Configuration manifold of a rigid body

Question

As I know, a rigid body is a set of $N$ particles in three-dimensional space subject to the following constraint: if $b_1,\dots,b_N\in \mathbb{R}^3$ are the initial positions of the particles and if $c_1,\dots,c_N: \mathbb{R}\to \mathbb{R}^3$ are their time evolutions, then

$$|c_{i}(t)-c_{j}(t)|=|b_i-b_j| , \quad \forall t \in \mathbb{R}.$$

In other words, the distance between each pair of points is maintained constant throughout the time evolution. With this in mind, it is usual to consider that the configuration manifold of a rigid body is in truth

$$Q = \mathbb{R}^3\times SO(3).$$

In Spivak's Mechanics book it is said:

This all can be expressed in a more familiar, geometric, way by considering the "configuration space" of $\mathbf{b}$, which is the subset $\mathscr{M}\subset (\mathbb{R}^3)^N$ of all points that can be reached from $\mathbf{b}$ at the end of a rigid motion. In other words,

$$\mathscr{M}=\{(A(b_1),\dots,A(b_N)) : A \ \text{an orientation preserving isometry of } \ \mathbb{R}^3\}.$$

When $\mathbf{b}$ is non-planar, $\mathscr{M}$ is a $6$-dimensional manifold diffeomorphic to the set of all orientation preserving isometries $A$ of $\mathbb{R}^3$, and thus to $\mathbb{R}^3\times SO(3)$. With this picture, a rigid motion of $\mathbf{b}$is simply a curve in $\mathscr{M}$, so a virtual infinitesimal displacement $\mathbf{v}$ of $\mathbf{b}$ is simply a tangent vector to $\mathscr{M}$ at $\mathbf{b}$.

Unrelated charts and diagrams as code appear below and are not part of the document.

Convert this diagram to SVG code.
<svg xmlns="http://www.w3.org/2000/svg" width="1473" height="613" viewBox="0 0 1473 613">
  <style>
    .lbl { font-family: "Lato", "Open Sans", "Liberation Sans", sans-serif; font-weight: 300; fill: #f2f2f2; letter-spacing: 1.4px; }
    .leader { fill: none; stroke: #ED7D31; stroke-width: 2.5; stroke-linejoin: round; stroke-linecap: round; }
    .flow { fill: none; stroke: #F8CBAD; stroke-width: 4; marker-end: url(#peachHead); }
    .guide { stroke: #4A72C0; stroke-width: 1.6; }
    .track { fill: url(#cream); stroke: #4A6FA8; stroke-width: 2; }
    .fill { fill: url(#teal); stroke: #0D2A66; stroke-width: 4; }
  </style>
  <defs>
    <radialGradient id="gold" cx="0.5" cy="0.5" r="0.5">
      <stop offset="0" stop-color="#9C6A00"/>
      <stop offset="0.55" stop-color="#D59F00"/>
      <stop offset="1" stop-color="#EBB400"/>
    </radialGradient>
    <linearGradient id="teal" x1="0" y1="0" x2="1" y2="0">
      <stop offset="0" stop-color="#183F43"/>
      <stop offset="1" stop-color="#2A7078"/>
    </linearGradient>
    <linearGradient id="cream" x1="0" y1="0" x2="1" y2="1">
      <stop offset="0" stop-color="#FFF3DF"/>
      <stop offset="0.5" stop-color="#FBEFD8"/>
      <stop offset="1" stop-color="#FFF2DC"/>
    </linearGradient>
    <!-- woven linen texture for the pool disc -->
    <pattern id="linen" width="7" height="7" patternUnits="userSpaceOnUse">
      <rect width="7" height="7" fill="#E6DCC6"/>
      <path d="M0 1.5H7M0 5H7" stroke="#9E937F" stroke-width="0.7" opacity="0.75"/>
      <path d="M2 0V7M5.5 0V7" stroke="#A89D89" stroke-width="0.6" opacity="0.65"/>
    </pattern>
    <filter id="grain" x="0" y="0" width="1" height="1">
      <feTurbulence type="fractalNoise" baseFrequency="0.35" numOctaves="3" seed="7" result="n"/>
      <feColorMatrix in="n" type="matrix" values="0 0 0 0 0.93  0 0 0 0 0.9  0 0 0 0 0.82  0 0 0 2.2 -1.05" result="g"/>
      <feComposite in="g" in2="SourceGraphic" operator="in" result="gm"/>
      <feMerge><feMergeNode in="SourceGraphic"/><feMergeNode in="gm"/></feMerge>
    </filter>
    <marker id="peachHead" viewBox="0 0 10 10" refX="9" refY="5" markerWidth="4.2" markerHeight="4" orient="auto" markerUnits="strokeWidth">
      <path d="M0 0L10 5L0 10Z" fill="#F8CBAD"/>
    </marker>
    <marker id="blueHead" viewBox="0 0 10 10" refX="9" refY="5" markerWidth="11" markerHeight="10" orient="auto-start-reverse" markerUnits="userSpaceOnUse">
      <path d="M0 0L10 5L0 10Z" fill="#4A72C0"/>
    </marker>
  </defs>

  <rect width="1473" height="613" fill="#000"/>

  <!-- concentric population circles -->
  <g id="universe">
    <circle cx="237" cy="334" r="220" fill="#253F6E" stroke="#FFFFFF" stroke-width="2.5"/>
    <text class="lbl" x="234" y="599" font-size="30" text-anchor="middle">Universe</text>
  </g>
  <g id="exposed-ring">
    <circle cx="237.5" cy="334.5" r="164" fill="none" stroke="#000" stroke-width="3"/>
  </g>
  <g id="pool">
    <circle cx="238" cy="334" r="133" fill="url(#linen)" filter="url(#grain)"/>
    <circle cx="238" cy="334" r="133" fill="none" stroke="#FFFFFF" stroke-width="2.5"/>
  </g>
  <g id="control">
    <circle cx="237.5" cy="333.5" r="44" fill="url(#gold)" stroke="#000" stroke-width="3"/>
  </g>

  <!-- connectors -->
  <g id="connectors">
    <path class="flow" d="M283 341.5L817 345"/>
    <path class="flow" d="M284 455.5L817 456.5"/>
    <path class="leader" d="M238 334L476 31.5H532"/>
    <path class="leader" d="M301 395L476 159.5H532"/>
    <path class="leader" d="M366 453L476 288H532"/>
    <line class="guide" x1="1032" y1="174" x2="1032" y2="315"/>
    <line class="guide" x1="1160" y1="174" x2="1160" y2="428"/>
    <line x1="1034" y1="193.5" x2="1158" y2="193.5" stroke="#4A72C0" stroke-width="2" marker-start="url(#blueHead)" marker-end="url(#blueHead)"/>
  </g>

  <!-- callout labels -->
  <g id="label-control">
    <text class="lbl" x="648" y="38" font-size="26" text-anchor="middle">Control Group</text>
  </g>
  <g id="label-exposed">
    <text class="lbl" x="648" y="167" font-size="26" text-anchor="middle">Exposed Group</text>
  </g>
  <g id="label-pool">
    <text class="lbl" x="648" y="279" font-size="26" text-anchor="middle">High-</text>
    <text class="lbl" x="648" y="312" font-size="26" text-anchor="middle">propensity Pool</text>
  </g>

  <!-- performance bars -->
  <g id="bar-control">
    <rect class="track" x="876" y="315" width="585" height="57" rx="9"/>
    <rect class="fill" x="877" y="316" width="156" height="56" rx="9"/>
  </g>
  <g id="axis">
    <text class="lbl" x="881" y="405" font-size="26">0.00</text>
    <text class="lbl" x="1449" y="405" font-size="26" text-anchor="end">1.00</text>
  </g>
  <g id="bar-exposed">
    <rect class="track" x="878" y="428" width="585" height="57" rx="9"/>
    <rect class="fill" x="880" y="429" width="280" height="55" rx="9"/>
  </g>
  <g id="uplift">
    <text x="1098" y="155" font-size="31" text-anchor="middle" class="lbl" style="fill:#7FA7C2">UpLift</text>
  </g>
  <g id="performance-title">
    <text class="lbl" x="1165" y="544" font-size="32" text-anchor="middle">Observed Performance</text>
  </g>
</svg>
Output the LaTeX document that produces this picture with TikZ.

Although this seems really simple, I'm having a hard time to understand that the configuration manifold of a rigid body is $\mathbb{R}^3\times SO(3)$. I see that in truth if $A$ is a curve of isometries, then really $t\mapsto (A(t)(b_1),\dots,A(t)(b_N))$ is a curve that satisfies the constraints.

But why this says the configuration manifold is the set of all orientation preserving isometries? Also, where the orientation preserving came from? In short, how to see that the configuration manifold of a rigid body is $\mathbb{R}^3\times SO(3)$?

Answer 1

This isn't too hard.

1. Translations clearly are isometries: if $\vec a' = \vec a + \vec c$ and $\vec b' = \vec b + \vec c$ then $|\vec a' - \vec b'| = |\vec a - \vec b|.$
2. Consider any isometry $f$; consider the isometry $g(x) = f(x) - f(0)$ which preserves the origin. It's not too hard to see that this has to be linear and is therefore described by a matrix $$M = \begin{bmatrix}\hat u_1&\dots&\hat u_n\end{bmatrix}.$$These have to be unit vectors because they are the transformations of the unit vector$\begin{bmatrix}0\dots&1&\dots 0\end{bmatrix}^T,$ and they must be orthogonal for a similar reason, which means $M^T M = I.$ So it has to be a subset of $O(n).$
3. The restriction $\det M = +1$ is only needed to make the family of isometry transforms continuous with the identity.

Answer 2

The $\mathbb{R}^{3}$ and the $SO(3)$ respectively parametrize the center-of-mass trajectory and the relative motion (i.e., rotation) about the center of mass.

To see why the latter is $SO(3)$, imagine three mutually orthogonal unit vectors that are fixed to the rigid body and whose base points all coincide with the center of mass. One can completely describe the relative rotational motion by specifying which directions the three unit vectors point to. Furthermore, the rotational motion preserves the relative orientation of these vectors. This is exactly the defining properties of $SO(3)$.